When My Sister-In-Law Died of Cancer, Gord Downie Gave Me Courage
I never even liked The Tragically Hip. I’m a New Yorker, so I didn’t grow up listening to them at the cottage, my dad has no idea who they are, and, for most of my life, Gord Downie didn’t mean anything to me except as some kind of symbol of my adopted homeland, like Tim Hortons, Wayne Gretzky, or Niagara Falls. But my wife, Julie, she loves the Hip. She always has. Living with her in Toronto and covering music up here for a decade, I slowly started to understand. This band is personal, and haunting, and real. When they announced their cross-country tour this summer, just after announcing that Gord Downie has glioblastoma, the worst form of terminal brain cancer, I broke along with everyone else. It hits hard, to lose someone.
On February 5, 2013, Julie’s sister Maria died from multiple sclerosis at 38, and to get my wife out of the house, on Valentine’s Day, we saw the Tragically Hip. It worked, kind of — the show took her mind off it, maybe, and gave us a release valve: an excuse to smoke and kiss and cry and sing. So when this tour starts, I’m appreciative. I buy tickets. Downie has had rounds of chemo and radiation — he’s on what should be his deathbed — but he will not wallow. Instead, he plays his shows in a metallic leather suit and a Jaws T-shirt, regal, impish, and tight. It’s not a Greatest Hits set, exactly, and there’s no monologue that explains the situation: someone you love is dying onstage.
After losing Maria, Julie has one sister named Jayne and she’s a 43-year-old high school vice principal. In March, Jayne was diagnosed with glioblastoma, the same fucking thing as Gord. Julie won’t come with me to the show because she can’t listen to the music. Jayne and I talked about seeing a concert, but she can no longer take her three-year-old out for ice cream.
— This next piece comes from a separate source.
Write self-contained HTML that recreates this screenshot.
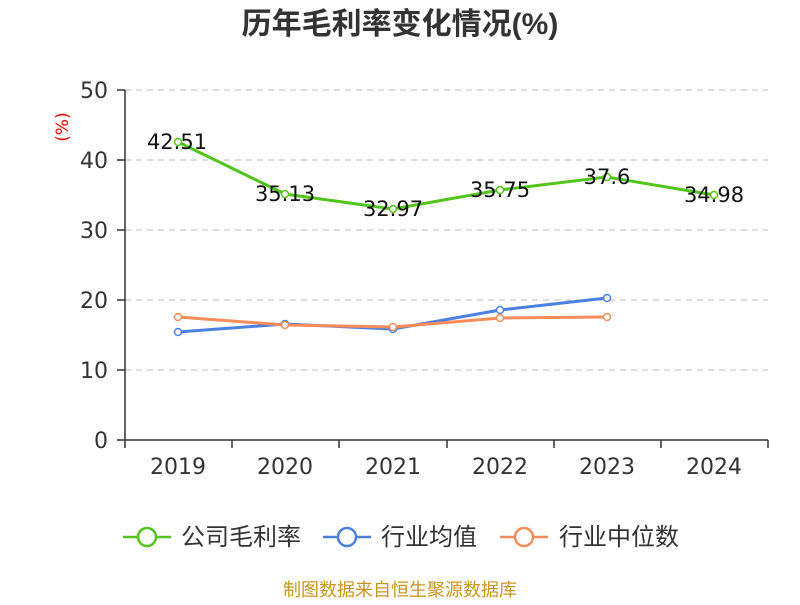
<!DOCTYPE html>
<html><head><meta charset="utf-8"><style>
body{margin:0;background:#fff}
svg text{font-family:"DejaVu Sans","Noto Sans CJK SC",sans-serif}
.cjk{font-family:"Liberation Sans","Noto Sans CJK SC",sans-serif}
</style></head><body>
<svg width="800" height="600" xmlns="http://www.w3.org/2000/svg">
<rect width="800" height="600" fill="#fff"/>
<text class="cjk" x="400" y="34" text-anchor="middle" font-size="30" font-weight="bold" fill="#333">历年毛利率变化情况(%)</text>
<g stroke="#bbb" stroke-dasharray="6,5" stroke-width="1">
<line x1="125" y1="90" x2="768" y2="90"/><line x1="125" y1="160" x2="768" y2="160"/>
<line x1="125" y1="230" x2="768" y2="230"/><line x1="125" y1="300" x2="768" y2="300"/>
<line x1="125" y1="370" x2="768" y2="370"/>
</g>
<g stroke="#333" stroke-width="1.5">
<line x1="125" y1="90" x2="125" y2="440"/>
<line x1="125" y1="440" x2="768" y2="440"/>
<line x1="117" y1="90" x2="125" y2="90"/><line x1="117" y1="160" x2="125" y2="160"/>
<line x1="117" y1="230" x2="125" y2="230"/><line x1="117" y1="300" x2="125" y2="300"/>
<line x1="117" y1="370" x2="125" y2="370"/><line x1="117" y1="440" x2="125" y2="440"/>
<line x1="125" y1="440" x2="125" y2="448"/><line x1="232" y1="440" x2="232" y2="448"/>
<line x1="339" y1="440" x2="339" y2="448"/><line x1="447" y1="440" x2="447" y2="448"/>
<line x1="554" y1="440" x2="554" y2="448"/><line x1="661" y1="440" x2="661" y2="448"/>
<line x1="768" y1="440" x2="768" y2="448"/>
</g>
<g font-size="22" fill="#333" text-anchor="end">
<text x="108" y="98">50</text><text x="108" y="168">40</text><text x="108" y="238">30</text>
<text x="108" y="308">20</text><text x="108" y="378">10</text><text x="108" y="448">0</text>
</g>
<g font-size="22" fill="#333" text-anchor="middle">
<text x="178" y="474">2019</text><text x="285" y="474">2020</text><text x="393" y="474">2021</text>
<text x="500" y="474">2022</text><text x="607" y="474">2023</text><text x="714" y="474">2024</text>
</g>
<text x="68" y="127" font-size="17" fill="#e00" text-anchor="middle" transform="rotate(-90 68 127)">(%)</text>
<polyline fill="none" stroke="#4a80e0" stroke-width="3" points="178,332 285,324 393,329 500,310 607,298"/>
<polyline fill="none" stroke="#f88c5a" stroke-width="3" points="178,317 285,325 393,327 500,318 607,317"/>
<polyline fill="none" stroke="#52c41a" stroke-width="3" points="178,142 285,194 393,209 500,190 607,177 714,195"/>
<g fill="#fff" stroke-width="1.5">
<g stroke="#4a80e0"><circle cx="178" cy="332" r="3.5"/><circle cx="285" cy="324" r="3.5"/><circle cx="393" cy="329" r="3.5"/><circle cx="500" cy="310" r="3.5"/><circle cx="607" cy="298" r="3.5"/></g>
<g stroke="#f88c5a"><circle cx="178" cy="317" r="3.5"/><circle cx="285" cy="325" r="3.5"/><circle cx="393" cy="327" r="3.5"/><circle cx="500" cy="318" r="3.5"/><circle cx="607" cy="317" r="3.5"/></g>
<g stroke="#52c41a"><circle cx="178" cy="142" r="3.5"/><circle cx="285" cy="194" r="3.5"/><circle cx="393" cy="209" r="3.5"/><circle cx="500" cy="190" r="3.5"/><circle cx="607" cy="177" r="3.5"/><circle cx="714" cy="195" r="3.5"/></g>
</g>
<g font-size="21" fill="#111" text-anchor="middle">
<text x="177" y="149">42.51</text><text x="285" y="201">35.13</text><text x="393" y="216">32.97</text>
<text x="500" y="197">35.75</text><text x="607" y="184">37.6</text><text x="714" y="202">34.98</text>
</g>
<g stroke-width="2.5" fill="#fff">
<line x1="123" y1="537" x2="171" y2="537" stroke="#52c41a"/><circle cx="147" cy="537" r="9" stroke="#52c41a"/>
<line x1="323" y1="537" x2="371" y2="537" stroke="#4a80e0"/><circle cx="347" cy="537" r="9" stroke="#4a80e0"/>
<line x1="500" y1="537" x2="548" y2="537" stroke="#f88c5a"/><circle cx="524" cy="537" r="9" stroke="#f88c5a"/>
</g>
<g class="cjk" font-size="24" fill="#333">
<text class="cjk" x="181" y="545">公司毛利率</text><text class="cjk" x="381" y="545">行业均值</text><text class="cjk" x="559" y="545">行业中位数</text>
</g>
<text class="cjk" x="400" y="596" font-size="18" fill="#c8961e" text-anchor="middle">制图数据来自恒生聚源数据库</text>
</svg>
</body></html>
So on a beautiful night in late summer, I’m alone at Toronto’s Air Canada Centre, and I’m drinking, mostly Jameson and tall boys. It’s what I imagine the Grey Cup feels like in the stands. People wear homemade T-shirts and chant. “Courage (For Hugh MacLennan)” from Fully Completely (1992) starts the set and Downie, 52, wears a purple top hat with a feather. I see more than one couple hold hands. During “What Blue” from Man Machine Poem, the band’s just-released fourteenth record, Downie has his hands over his head and his eyes closed. “I can tell he looks sick,” says a nurse I meet in the stands. “His face is dry and he looks tired.” The nurse is 56, been a nurse for 30 years. “He still sounds great,” she says.